The operation of a coal plant requires billions and billions of gallons of water per year.
This water is diverted from the natural flow and alters the
hydrological balance and ecosystems in communities near coal plants and
downstream.  If you’re a fish or a plant or any part of the natural
system of a stream or river, you really don’t want to be sucked up into
a coal plant.  When the water comes out the other end, it will not
exactly be sustaining life.

As with coal, radioactive materials to power nuclear plants must be
mined. This mining brings with it the same impacts in terms of
watershed destruction, but also adds the risk of polluting water
sources with radioactive materials.

Nuclear power plants, depending on their size, must withdraw a billion or more gallons of water from an ecosystem every day.
That water is superheated, carries a risk of exposure to radioactive
material, and is then dumped back into the watershed. Not only does
this badly distort the natural systems, it draws water away from
drinking water and agricultural supplies.  After the nuclear fuel is
spent, it is remains a substantial threat to water.   Technology for
storing radioactive waste is not sufficiently developed to ensure that
water sources will be safe from radioactive leakage for even a relatively short amount of time relative to the half life of the materials used.

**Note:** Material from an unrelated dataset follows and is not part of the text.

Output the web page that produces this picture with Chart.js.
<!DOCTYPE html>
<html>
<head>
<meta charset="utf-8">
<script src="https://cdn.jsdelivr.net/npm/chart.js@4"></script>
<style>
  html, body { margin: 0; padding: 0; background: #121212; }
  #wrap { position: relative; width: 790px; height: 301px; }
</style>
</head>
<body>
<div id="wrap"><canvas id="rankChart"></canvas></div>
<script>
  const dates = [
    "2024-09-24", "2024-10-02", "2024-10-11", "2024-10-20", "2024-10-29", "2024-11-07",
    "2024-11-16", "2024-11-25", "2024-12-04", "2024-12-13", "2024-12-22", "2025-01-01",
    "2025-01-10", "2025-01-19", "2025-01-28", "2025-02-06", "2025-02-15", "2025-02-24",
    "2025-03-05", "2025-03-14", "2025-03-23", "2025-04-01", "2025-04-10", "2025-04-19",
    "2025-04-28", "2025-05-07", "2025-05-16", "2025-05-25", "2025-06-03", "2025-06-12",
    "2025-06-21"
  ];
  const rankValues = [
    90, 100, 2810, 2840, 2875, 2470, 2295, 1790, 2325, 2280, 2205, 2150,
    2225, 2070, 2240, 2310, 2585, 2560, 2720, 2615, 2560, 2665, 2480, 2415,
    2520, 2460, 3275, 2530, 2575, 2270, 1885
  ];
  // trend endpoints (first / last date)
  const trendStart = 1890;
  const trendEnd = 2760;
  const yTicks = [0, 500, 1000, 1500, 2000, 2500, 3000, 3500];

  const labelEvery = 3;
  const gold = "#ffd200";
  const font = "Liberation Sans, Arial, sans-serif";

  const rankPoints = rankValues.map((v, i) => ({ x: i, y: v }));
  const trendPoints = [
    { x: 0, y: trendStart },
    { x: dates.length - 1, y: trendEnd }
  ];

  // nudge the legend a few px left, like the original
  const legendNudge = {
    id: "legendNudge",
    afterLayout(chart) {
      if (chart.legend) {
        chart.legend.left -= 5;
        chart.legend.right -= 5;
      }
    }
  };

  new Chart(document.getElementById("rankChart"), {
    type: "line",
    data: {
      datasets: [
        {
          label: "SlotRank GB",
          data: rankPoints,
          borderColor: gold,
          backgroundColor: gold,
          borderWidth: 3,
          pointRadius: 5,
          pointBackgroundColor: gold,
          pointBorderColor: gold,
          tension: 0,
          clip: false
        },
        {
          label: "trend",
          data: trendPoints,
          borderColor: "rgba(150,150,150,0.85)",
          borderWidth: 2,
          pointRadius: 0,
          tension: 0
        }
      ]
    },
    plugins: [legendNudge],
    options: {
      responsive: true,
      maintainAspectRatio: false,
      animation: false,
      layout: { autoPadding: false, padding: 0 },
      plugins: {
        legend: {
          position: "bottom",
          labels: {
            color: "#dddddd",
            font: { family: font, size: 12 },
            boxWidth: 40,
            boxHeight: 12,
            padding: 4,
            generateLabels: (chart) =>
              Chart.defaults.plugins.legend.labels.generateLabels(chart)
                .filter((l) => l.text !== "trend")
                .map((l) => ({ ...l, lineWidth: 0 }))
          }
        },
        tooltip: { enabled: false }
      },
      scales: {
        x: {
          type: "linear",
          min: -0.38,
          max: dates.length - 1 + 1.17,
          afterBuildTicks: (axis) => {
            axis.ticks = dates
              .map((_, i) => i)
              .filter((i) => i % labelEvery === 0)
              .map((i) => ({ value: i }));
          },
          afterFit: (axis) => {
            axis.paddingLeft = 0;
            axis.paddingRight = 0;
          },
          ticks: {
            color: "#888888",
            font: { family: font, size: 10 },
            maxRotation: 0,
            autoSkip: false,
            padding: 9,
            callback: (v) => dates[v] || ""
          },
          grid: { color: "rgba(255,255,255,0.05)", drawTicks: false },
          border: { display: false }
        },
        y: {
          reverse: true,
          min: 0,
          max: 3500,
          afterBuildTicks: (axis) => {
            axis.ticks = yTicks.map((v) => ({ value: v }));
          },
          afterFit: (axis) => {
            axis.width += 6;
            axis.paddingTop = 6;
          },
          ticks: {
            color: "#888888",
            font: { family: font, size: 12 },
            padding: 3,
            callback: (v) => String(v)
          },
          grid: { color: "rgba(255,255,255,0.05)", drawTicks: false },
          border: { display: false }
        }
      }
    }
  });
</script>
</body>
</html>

Cultivating corn for conversion to ethanol is a water intensive form
of agriculture that encourages monoculture and  impacts water resources
available for food production.  Fertilizers and pesticides from the
large agribusiness farms growing corn for ethanol pollute regional
lakes, streams, rivers and aquifers.  The amount of pesticide running
into the Mississippi River system is causing an unprecedented and
devastating expansion of the “dead zone” in the Gulf of Mexico, a region in which no life can be sustained.
Combined the the massive amount of water required for the industrial
process of converting the corn into fuel it takes as much as bout 1,200 gallons of water per gallon of ethanol.

The enterprise of cultivating and refining corn ethanol is itself a
very carbon intensive process that brings along with it all of the
direct water impacts of CO2 generated sources of energy with little or
no net benefit in terms of mitigation of green house gases.

Yet the three energy sources listed above are the most heavily subsidized,
both in terms of payments and guarantees from the government and our
costs for picking up the ecosystem and public health expenses
associated with all of the damage they cause.

It’s very hard to make the case for polluted water, droughts or
floods as a necessary impact that we must accept so we can superheat
the atmosphere.  Sometimes, the best argument for alternative energy
and green jobs is just as close as the nearest faucet.